Don’t tie yourself up in knots over these types of issues. Work with what is fun, have digital “originals,” and let your art buyers know what they are buying.
Treating Boards and Papers that Are Not Archival
What if you want to work on something that isn’t archival but you want to improve it’s archival properties?
I’ve written a lot about working with non-archival materials on my blog, but the most complete post on it can be found here.
In that post I give you suggestions on how to prepare your surfaces to keep the acid in the substrate from seeping into and damaging the rest of the layers of your artwork.

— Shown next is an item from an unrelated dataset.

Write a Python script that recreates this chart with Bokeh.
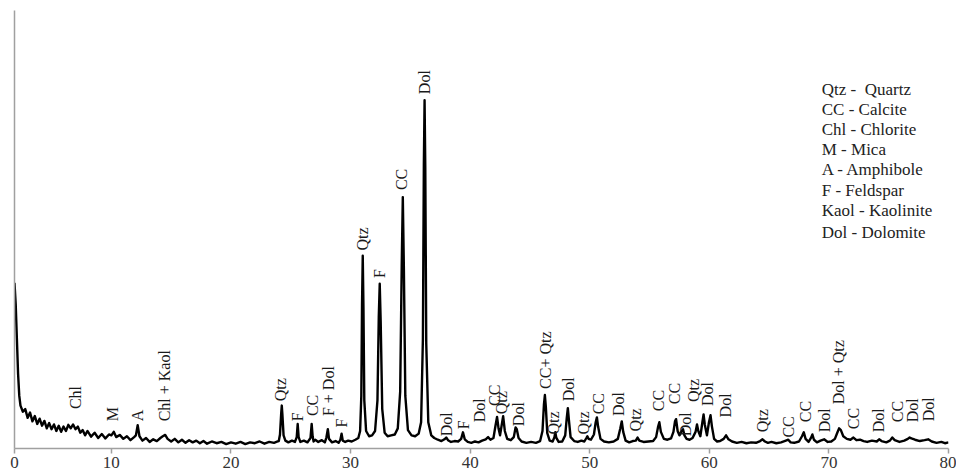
import math
from bokeh.plotting import figure
from bokeh.models import Range1d, FixedTicker, LinearAxis, ColumnDataSource
from bokeh.core.properties import value
from bokeh.embed import file_html
from bokeh.resources import INLINE

# ---------------- data: XRD pattern (2-theta, intensity a.u.) ----------------
tt1 = [1.9, 2.0, 2.1, 2.2, 2.3, 2.4, 2.6, 2.8, 3.0, 3.2, 3.4, 3.6, 3.8, 4.0, 4.2, 4.4, 4.6, 4.8, 5.0, 5.2,
       5.4, 5.6, 5.8, 6.0, 6.2, 6.4, 6.6, 6.8, 7.0, 7.2, 7.4, 7.6, 7.8, 8.0, 8.3, 8.6, 8.9, 9.2, 9.5, 9.8]
in1 = [378, 330, 250, 170, 120, 98, 84, 90, 70, 82, 62, 74, 56, 68, 52, 63, 46, 58, 44, 55,
       40, 52, 38, 50, 40, 54, 46, 55, 44, 50, 36, 42, 30, 40, 27, 36, 24, 33, 23, 32]

tt2 = [10.0, 10.2, 10.4, 10.7, 11.0, 11.3, 11.6, 11.9, 12.05, 12.2, 12.35, 12.6, 12.9, 13.2, 13.5, 13.8,
       14.1, 14.3, 14.5, 14.7, 15.0, 15.3, 15.6, 15.9, 16.2, 16.5, 16.8, 17.1, 17.4, 17.7, 18.0, 18.4,
       18.8, 19.2, 19.6, 20.0, 20.4, 20.8, 21.2, 21.6, 22.0, 22.4, 22.8, 23.2, 23.6, 23.9]
in2 = [30, 38, 26, 31, 22, 28, 19, 26, 30, 53, 28, 18, 24, 15, 21, 17,
       24, 28, 31, 22, 16, 22, 14, 20, 13, 19, 14, 18, 12, 17, 11, 16,
       12, 15, 10, 14, 11, 15, 10, 14, 12, 16, 11, 15, 13, 16]

tt3 = [24.0, 24.1, 24.2, 24.25, 24.3, 24.4, 24.55, 24.8, 25.1, 25.35, 25.5, 25.58, 25.66, 25.8, 26.1,
       26.4, 26.65, 26.75, 26.83, 26.91, 27.05, 27.3, 27.6, 27.85, 27.98, 28.1, 28.2, 28.45, 28.75,
       29.0, 29.15, 29.25, 29.35, 29.55, 29.8, 30.1, 30.4, 30.65]
in3 = [17, 32, 80, 98, 78, 30, 18, 14, 18, 15, 26, 56, 26, 15, 18,
       14, 24, 56, 28, 16, 20, 15, 19, 14, 25, 44, 22, 14, 17,
       13, 20, 34, 18, 15, 18, 16, 20, 24]

tt4 = [30.8, 30.9, 30.96, 31.02, 31.08, 31.15, 31.3, 31.55, 31.8, 32.05, 32.25, 32.36, 32.44, 32.52,
       32.65, 32.85, 33.1, 33.4, 33.7, 33.95, 34.15, 34.28, 34.37, 34.46, 34.58, 34.8, 35.1, 35.4,
       35.7, 35.9, 36.05, 36.13, 36.19, 36.25, 36.33, 36.5, 36.75, 37.0]
in4 = [40, 120, 330, 440, 320, 110, 40, 28, 30, 40, 110, 300, 376, 290,
       90, 36, 28, 30, 32, 46, 130, 420, 574, 410, 120, 42, 30, 28,
       34, 60, 250, 650, 795, 640, 240, 60, 30, 24]

tt5 = [37.3, 37.6, 37.85, 38.0, 38.15, 38.4, 38.7, 39.0, 39.25, 39.4, 39.55, 39.8, 40.1, 40.4, 40.7,
       41.0, 41.3, 41.5, 41.7, 41.95, 42.12, 42.25, 42.38, 42.5, 42.63, 42.76, 42.9, 43.1, 43.4,
       43.65, 43.8, 43.9, 44.05, 44.3, 44.7, 45.1, 45.5, 45.85, 46.05, 46.17, 46.25, 46.33, 46.45,
       46.65, 46.9, 47.05, 47.12, 47.2, 47.4, 47.7]
in5 = [20, 17, 21, 25, 19, 15, 17, 16, 22, 37, 21, 15, 13, 16, 14,
       18, 21, 26, 20, 24, 52, 72, 45, 30, 52, 74, 40, 22, 19,
       26, 48, 44, 24, 16, 13, 15, 13, 17, 40, 100, 122, 95, 35,
       18, 16, 26, 37, 25, 15, 16]

tt6 = [47.95, 48.08, 48.17, 48.26, 48.4, 48.7, 49.0, 49.3, 49.55, 49.72, 49.8, 49.9, 50.1, 50.35,
       50.5, 50.6, 50.7, 50.9, 51.2, 51.6, 52.0, 52.35, 52.55, 52.68, 52.8, 53.0, 53.3, 53.6, 53.85,
       54.0, 54.15, 54.5, 54.9, 55.3, 55.55, 55.72, 55.82, 55.95, 56.2, 56.5, 56.8, 57.0, 57.13,
       57.22, 57.35, 57.5, 57.68, 57.8, 57.92, 58.1, 58.35, 58.6, 58.85, 58.97, 59.08, 59.25, 59.42,
       59.52, 59.62, 59.8, 59.97, 60.1, 60.22, 60.4, 60.65, 60.9]
in6 = [30, 70, 92, 65, 26, 17, 15, 18, 16, 24, 28, 22, 20, 32,
       60, 71, 50, 22, 16, 14, 16, 22, 45, 62, 38, 18, 14, 17, 18,
       25, 18, 15, 16, 17, 26, 50, 60, 38, 22, 20, 23, 38, 62,
       67, 40, 30, 40, 44, 30, 22, 20, 24, 38, 55, 40, 28, 60,
       78, 55, 30, 60, 76, 50, 22, 16, 17]

tt7 = [61.2, 61.4, 61.6, 61.9, 62.3, 62.7, 63.1, 63.5, 63.9, 64.25, 64.45, 64.65, 64.9, 65.2, 65.6,
       66.0, 66.4, 66.6, 66.8, 67.1, 67.5, 67.75, 67.9, 68.05, 68.3, 68.5, 68.62, 68.75, 69.0, 69.3,
       69.6, 69.9, 70.2, 70.5, 70.7, 70.85, 71.0, 71.2, 71.5, 71.8, 72.05, 72.3, 72.6, 72.9, 73.2,
       73.6, 74.0, 74.2, 74.4, 74.8, 75.1, 75.3, 75.5, 75.9, 76.3, 76.6, 76.75, 76.9, 77.2, 77.6,
       78.0, 78.3, 78.6, 79.0, 79.4, 79.7, 80.0]
in7 = [22, 30, 21, 16, 13, 15, 12, 14, 13, 17, 21, 16, 13, 15, 12,
       14, 18, 20, 14, 13, 16, 28, 37, 22, 15, 24, 32, 20, 14, 18,
       21, 15, 16, 22, 36, 46, 42, 28, 22, 20, 25, 19, 20, 17, 15,
       18, 16, 21, 17, 14, 18, 25, 19, 15, 18, 22, 25, 23, 20, 17,
       19, 21, 16, 13, 15, 12, 14]

# ---------------- peak annotations ----------------
peak_text = ["Chl", "M", "A", "Chl + Kaol", "Qtz", "F", "CC", "F + Dol", "F",
             "Qtz", "F", "CC", "Dol", "Dol", "F", "Dol", "CC", "Qtz", "Dol",
             "CC+ Qtz", "Qtz", "Dol", "Qtz", "CC", "Dol", "Qtz", "CC", "CC", "Dol",
             "Qtz", "Dol", "Dol", "Qtz", "CC", "CC", "Dol", "Dol + Qtz", "CC", "Dol",
             "CC", "Dol", "Dol"]
peak_x = [6.99, 10.08, 12.18, 14.44, 24.14, 25.56, 26.81, 28.15, 29.24,
          31.0, 32.42, 34.26, 36.18, 38.02, 39.44, 40.78, 42.03, 42.62, 44.04,
          46.3, 46.97, 48.22, 49.48, 50.73, 52.4, 53.83, 55.75, 57.09, 58.01,
          58.68, 59.85, 61.35, 64.45, 66.62, 68.04, 69.63, 70.8, 72.06, 74.15,
          75.74, 76.99, 78.33]
peak_y = [90, 62, 62, 62, 108, 62, 74, 74, 48,
          452, 389, 590, 809, 28, 44, 60, 97, 78, 51,
          136, 32, 108, 32, 78, 74, 39, 85, 101, 28,
          106, 97, 71, 37, 25, 60, 37, 101, 44, 37,
          60, 60, 62]

legend_lines = ["Qtz -\u00a0 Quartz", "CC - Calcite", "Chl - Chlorite", "M - Mica",
                "A - Amphibole", "F - Feldspar", "Kaol - Kaolinite", "Dol - Dolomite"]

tick_positions = [1.9, 10, 20, 30, 40, 50, 60, 70, 80]
tick_labels = ["0", "10", "20", "30", "40", "50", "60", "70", "80"]

# ---------------- figure ----------------
two_theta = tt1 + tt2 + tt3 + tt4 + tt5 + tt6 + tt7
intensity = in1 + in2 + in3 + in4 + in5 + in6 + in7

FONT = value("Liberation Serif")
AXIS_GREY = "#a0a0a0"

p = figure(width=956, height=470, output_backend="svg", toolbar_location=None,
           x_range=Range1d(tick_positions[0], tick_positions[-1]), y_range=Range1d(0, 1000),
           y_axis_location=None, min_border_left=14, min_border_right=8,
           min_border_top=10, min_border_bottom=0)
p.outline_line_color = None
p.xgrid.visible = False
p.ygrid.visible = False
p.background_fill_color = "white"

yax = LinearAxis(ticker=FixedTicker(ticks=[]))
yax.axis_line_color = AXIS_GREY
yax.axis_line_width = 1.5
yax.major_tick_out = 0
yax.major_tick_in = 0
yax.minor_tick_out = 0
yax.minor_tick_in = 0
yax.major_label_standoff = 0
p.add_layout(yax, "left")

xa = p.xaxis[0]
xa.ticker = FixedTicker(ticks=tick_positions)
xa.major_label_overrides = {tick_positions[0]: tick_labels[0]}
xa.axis_line_color = AXIS_GREY
xa.axis_line_width = 1.5
xa.major_tick_line_color = AXIS_GREY
xa.major_tick_line_width = 1.5
xa.major_tick_out = 5
xa.major_tick_in = 0
xa.minor_tick_line_color = None
xa.major_label_standoff = 3
xa.major_label_text_font = "Liberation Serif"
xa.major_label_text_font_size = "17px"
xa.major_label_text_color = "#333333"

p.line(two_theta, intensity, line_color="black", line_width=2.4, line_join="round")

src = ColumnDataSource(dict(x=peak_x, y=peak_y, t=peak_text))
p.text(x="x", y="y", text="t", source=src, angle=math.pi / 2,
       text_align="left", text_baseline="middle", text_font=FONT,
       text_font_size="16px", text_color="#1a1a1a")

# legend block (layout positions in data space)
leg_x = 69.4
leg_top = 820
leg_step = 46
leg_y = [leg_top - i * leg_step - (5 if i == len(legend_lines) - 1 else 0) for i in range(len(legend_lines))]
p.text(x=[leg_x] * len(legend_lines), y=leg_y, text=legend_lines,
       text_align="left", text_baseline="middle", text_font=FONT,
       text_font_size="17px", text_color="#222222")

open("out.html", "w").write(file_html(p, INLINE))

Keep in mind that the drawback with these methods is that they all alter the surface of the material. We no longer have the fun paper texture, we now have the texture of the treatment material.

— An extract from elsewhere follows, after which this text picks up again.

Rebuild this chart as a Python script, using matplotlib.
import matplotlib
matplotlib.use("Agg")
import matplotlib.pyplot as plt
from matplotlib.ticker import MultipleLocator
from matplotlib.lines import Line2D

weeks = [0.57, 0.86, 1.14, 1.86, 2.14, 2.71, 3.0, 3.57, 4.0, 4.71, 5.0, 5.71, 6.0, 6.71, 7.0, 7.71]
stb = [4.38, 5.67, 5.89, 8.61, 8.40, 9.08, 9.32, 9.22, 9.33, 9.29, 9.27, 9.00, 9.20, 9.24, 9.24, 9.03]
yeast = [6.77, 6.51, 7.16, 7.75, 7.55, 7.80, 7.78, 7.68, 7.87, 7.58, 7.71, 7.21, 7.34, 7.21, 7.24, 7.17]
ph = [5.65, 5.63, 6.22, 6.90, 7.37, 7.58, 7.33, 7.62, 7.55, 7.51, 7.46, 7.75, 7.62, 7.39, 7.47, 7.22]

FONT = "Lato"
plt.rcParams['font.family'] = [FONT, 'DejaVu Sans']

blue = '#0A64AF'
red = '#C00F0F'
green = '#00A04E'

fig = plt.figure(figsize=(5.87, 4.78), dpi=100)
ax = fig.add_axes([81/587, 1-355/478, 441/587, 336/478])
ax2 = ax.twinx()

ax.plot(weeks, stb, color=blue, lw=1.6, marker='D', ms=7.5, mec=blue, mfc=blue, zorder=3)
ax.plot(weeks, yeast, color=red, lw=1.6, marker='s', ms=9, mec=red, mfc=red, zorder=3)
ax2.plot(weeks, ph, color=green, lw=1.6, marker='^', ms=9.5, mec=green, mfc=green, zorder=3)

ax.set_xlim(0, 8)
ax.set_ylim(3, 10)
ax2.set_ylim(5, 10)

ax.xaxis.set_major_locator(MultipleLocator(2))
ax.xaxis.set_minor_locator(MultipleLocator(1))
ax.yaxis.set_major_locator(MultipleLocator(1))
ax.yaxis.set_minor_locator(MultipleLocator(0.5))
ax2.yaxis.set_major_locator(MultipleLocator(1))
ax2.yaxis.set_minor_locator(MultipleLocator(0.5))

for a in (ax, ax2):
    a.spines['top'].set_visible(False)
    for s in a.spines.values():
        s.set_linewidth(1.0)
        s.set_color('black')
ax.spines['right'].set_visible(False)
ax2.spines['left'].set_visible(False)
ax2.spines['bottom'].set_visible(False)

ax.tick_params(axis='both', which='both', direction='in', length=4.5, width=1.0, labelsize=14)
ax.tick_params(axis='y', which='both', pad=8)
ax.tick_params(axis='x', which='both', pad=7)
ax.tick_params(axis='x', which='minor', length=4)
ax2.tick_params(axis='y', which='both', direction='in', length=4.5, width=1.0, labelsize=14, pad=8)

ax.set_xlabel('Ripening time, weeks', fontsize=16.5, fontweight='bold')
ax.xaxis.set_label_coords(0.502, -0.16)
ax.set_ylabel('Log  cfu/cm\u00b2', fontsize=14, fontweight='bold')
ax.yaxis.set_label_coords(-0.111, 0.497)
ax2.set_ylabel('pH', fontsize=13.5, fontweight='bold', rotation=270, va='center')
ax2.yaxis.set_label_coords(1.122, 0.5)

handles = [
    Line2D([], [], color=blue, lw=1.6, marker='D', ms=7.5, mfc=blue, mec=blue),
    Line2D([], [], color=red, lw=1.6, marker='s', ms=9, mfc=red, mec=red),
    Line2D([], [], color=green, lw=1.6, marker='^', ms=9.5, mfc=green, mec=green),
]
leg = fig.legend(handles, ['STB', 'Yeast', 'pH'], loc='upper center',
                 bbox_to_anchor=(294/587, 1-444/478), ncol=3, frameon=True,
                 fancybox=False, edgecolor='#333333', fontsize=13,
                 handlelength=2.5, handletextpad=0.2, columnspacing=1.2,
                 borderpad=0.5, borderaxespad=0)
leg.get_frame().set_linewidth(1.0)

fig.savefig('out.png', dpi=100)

For many people that’s ideal because all they wanted from the substrate was color and perhaps they prefer the texture of other media too. For instance if you want to retain the toned surface of chipboard but improve the longevity of your piece, coat it first with clear gesso (as discussed in the linked post). You’ll still see the paper color coming through. You’ll work on the clear gesso surface and that will take it’s own adjustment, but it’s all doable.
Ask yourself what matters—the fun? the longevity? Ask what is fun for you—the paper texture, the acrylic medium texture covering the paper? It will be an individual choice for everyone. You’re just going to have to try some approaches to see what you like.
You might even find that what you like is to work digitally and have your digital piece layered onto a “chipboard” or other toned surface digitally!
(When using textures digitally be sure you have created your own texture or are using copyright free textures. Remember, for instance that marbled paper is considered an original work of art and for each sheet the artist has created a new piece. When purchasing marbled paper be sure you have permission from the artist to use his work in your digital piece, every artist will have a different policy. The same caution goes for other textures you might find on the internet.)
Finding Toned Papers and Boards
A few weeks ago several people wrote to me and asked me what types of toned papers I liked to use for my watercolor, gouache, and acrylic work. I made a PDF of some of the most recent papers and boards I’ve been using. (I listed the recent ones because I know they can still be found.)
This isn’t an exhaustive list. It’s just my recent usage including some archival art papers I think you need to consider as well. You can click on this link to download a PDF of the Toned Papers List.
I hope that gives you a helpful starting point.
Sketching on toned papers and boards is a lot of fun. Don’t let archival issues keep you from having fun.